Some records
• • • • •

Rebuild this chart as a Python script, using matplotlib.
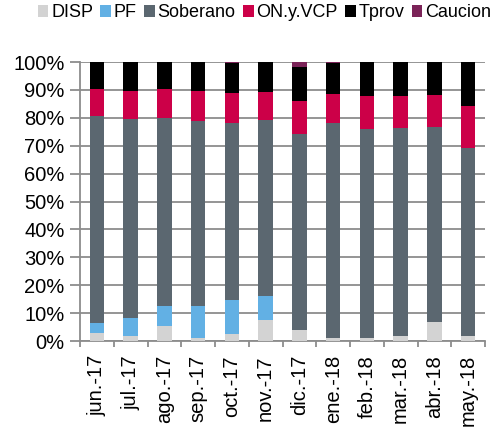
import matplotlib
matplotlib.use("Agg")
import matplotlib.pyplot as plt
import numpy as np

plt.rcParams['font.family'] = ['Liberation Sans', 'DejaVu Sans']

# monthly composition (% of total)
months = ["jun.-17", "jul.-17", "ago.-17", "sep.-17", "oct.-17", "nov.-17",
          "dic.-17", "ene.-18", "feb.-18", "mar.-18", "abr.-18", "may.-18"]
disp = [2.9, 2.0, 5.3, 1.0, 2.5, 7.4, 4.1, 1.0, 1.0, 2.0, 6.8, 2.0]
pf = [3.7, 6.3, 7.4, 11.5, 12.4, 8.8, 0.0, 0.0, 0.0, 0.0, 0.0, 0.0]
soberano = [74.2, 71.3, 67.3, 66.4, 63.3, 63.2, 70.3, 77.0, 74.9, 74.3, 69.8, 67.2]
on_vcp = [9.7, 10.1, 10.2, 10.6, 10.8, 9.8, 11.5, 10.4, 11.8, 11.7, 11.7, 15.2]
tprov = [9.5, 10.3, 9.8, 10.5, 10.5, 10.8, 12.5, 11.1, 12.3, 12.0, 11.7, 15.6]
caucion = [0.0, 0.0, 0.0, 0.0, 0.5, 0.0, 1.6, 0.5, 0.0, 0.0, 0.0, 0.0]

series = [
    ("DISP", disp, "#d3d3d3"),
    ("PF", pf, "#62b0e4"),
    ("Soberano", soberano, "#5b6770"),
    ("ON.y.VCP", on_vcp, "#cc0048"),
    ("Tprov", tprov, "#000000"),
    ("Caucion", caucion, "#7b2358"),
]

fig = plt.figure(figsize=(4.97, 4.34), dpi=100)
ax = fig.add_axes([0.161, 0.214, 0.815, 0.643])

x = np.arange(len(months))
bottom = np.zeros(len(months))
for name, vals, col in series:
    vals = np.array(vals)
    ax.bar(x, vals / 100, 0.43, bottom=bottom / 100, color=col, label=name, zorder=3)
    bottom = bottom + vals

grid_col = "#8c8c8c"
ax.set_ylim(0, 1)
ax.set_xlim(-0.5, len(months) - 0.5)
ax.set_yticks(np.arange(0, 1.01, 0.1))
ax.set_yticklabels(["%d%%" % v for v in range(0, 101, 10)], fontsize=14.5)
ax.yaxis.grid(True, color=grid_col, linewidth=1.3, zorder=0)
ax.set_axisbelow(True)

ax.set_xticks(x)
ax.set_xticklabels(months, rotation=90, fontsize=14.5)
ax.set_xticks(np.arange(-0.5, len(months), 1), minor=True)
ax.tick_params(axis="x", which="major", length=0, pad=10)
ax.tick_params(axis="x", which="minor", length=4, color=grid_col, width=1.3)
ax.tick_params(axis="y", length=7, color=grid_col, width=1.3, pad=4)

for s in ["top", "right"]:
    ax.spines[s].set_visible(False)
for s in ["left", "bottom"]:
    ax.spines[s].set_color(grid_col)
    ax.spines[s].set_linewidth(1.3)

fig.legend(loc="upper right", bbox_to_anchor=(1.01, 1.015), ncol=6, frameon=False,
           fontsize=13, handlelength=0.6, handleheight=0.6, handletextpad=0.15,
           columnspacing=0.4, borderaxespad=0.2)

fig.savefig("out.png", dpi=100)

• • • • •

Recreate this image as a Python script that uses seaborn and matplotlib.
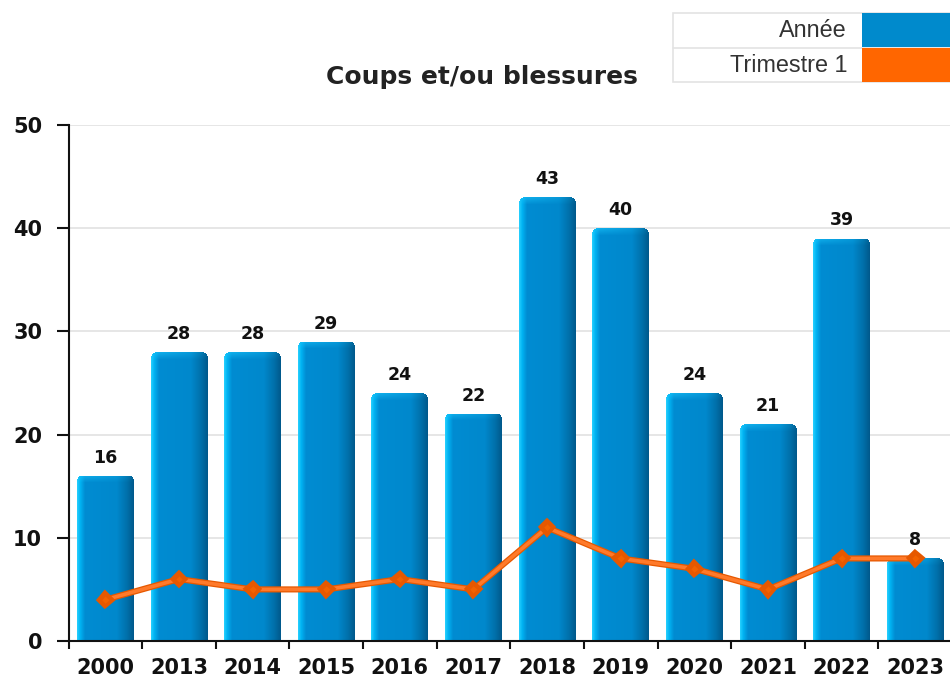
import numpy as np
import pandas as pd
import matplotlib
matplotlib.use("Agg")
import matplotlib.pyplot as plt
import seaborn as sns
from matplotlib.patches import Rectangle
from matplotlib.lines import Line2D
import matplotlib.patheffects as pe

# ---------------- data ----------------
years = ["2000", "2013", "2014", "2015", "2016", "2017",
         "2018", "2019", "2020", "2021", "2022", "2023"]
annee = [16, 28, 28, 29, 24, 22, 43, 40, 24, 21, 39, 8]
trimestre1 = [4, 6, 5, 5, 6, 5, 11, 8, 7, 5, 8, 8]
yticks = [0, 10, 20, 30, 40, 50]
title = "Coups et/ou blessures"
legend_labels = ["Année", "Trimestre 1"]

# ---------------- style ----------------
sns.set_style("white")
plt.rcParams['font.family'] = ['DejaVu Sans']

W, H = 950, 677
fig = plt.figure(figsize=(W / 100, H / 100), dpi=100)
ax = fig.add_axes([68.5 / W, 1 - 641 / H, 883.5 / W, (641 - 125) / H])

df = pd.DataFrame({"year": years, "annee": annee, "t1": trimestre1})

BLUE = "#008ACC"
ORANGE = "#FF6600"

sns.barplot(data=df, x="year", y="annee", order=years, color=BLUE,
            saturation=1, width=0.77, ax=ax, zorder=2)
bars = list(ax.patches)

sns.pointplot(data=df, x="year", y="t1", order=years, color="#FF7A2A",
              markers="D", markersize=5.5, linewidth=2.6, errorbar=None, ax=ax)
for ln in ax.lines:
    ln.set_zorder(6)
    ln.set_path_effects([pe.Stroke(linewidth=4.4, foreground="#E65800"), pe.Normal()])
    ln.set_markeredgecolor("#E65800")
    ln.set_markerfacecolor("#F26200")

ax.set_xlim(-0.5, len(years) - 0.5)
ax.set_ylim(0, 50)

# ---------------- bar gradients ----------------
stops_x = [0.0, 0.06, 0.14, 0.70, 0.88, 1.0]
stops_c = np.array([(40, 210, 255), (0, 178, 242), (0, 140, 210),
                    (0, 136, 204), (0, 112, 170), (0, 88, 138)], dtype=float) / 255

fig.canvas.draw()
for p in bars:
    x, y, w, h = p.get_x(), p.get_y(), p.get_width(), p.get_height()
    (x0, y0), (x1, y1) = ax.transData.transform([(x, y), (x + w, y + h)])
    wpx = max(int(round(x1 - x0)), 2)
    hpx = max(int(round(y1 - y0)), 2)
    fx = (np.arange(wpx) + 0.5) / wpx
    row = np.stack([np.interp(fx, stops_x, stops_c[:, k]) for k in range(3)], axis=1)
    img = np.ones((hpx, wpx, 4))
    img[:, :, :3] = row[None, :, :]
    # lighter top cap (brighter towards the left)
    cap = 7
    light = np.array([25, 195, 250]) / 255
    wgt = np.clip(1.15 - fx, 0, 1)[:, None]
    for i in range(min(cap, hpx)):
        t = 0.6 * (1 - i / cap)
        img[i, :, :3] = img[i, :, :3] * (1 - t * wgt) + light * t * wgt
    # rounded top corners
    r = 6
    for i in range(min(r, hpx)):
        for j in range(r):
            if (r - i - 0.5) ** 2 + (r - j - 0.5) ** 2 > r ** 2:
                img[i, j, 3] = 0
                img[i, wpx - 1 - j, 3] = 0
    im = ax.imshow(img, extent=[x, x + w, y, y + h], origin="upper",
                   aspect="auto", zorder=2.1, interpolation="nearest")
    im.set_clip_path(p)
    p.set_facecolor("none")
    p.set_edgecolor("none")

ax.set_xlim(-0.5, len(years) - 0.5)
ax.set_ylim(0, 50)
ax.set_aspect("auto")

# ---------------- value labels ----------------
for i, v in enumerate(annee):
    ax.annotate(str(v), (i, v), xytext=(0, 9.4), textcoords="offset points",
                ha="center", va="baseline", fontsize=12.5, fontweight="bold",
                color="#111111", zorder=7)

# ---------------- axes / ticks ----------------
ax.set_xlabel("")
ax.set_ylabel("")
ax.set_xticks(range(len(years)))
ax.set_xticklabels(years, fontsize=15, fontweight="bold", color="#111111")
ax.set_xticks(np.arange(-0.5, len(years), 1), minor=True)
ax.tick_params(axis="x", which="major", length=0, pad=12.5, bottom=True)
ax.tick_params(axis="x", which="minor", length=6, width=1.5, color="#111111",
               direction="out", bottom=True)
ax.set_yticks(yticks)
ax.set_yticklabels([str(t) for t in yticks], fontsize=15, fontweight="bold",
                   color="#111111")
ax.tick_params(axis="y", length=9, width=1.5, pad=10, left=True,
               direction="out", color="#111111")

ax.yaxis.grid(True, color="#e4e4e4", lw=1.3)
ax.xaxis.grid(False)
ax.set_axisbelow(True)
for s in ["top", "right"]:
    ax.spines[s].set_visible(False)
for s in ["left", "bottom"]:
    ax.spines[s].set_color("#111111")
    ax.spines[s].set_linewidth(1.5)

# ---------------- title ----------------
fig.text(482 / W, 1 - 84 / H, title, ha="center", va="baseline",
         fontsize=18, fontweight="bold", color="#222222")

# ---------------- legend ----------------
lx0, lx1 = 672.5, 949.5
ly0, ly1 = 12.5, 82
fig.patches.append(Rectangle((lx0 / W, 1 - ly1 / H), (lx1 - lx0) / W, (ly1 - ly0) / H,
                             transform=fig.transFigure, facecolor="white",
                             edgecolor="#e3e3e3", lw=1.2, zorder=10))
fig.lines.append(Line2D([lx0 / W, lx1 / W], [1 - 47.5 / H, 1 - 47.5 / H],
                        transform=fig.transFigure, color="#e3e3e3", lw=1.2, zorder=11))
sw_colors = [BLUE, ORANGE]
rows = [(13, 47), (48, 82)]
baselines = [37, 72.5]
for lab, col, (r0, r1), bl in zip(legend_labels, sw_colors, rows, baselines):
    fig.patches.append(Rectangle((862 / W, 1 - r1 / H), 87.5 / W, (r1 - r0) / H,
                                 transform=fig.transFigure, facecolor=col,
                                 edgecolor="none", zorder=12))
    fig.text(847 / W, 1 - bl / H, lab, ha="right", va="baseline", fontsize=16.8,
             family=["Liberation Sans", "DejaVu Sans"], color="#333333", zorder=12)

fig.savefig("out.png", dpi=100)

• • • • •

▶ **STATED TASK**: Your task is to reproduce only the lines from the one with "Rebuild this chart" through the one with "plt.rcParams['font.family'] = ['Liberation", keeping both ends. Skip every picture.

▶ **THE SOLUTION**:
Rebuild this chart as a Python script, using matplotlib.
import matplotlib
matplotlib.use("Agg")
import matplotlib.pyplot as plt
import numpy as np

plt.rcParams['font.family'] = ['Liberation Sans', 'DejaVu Sans']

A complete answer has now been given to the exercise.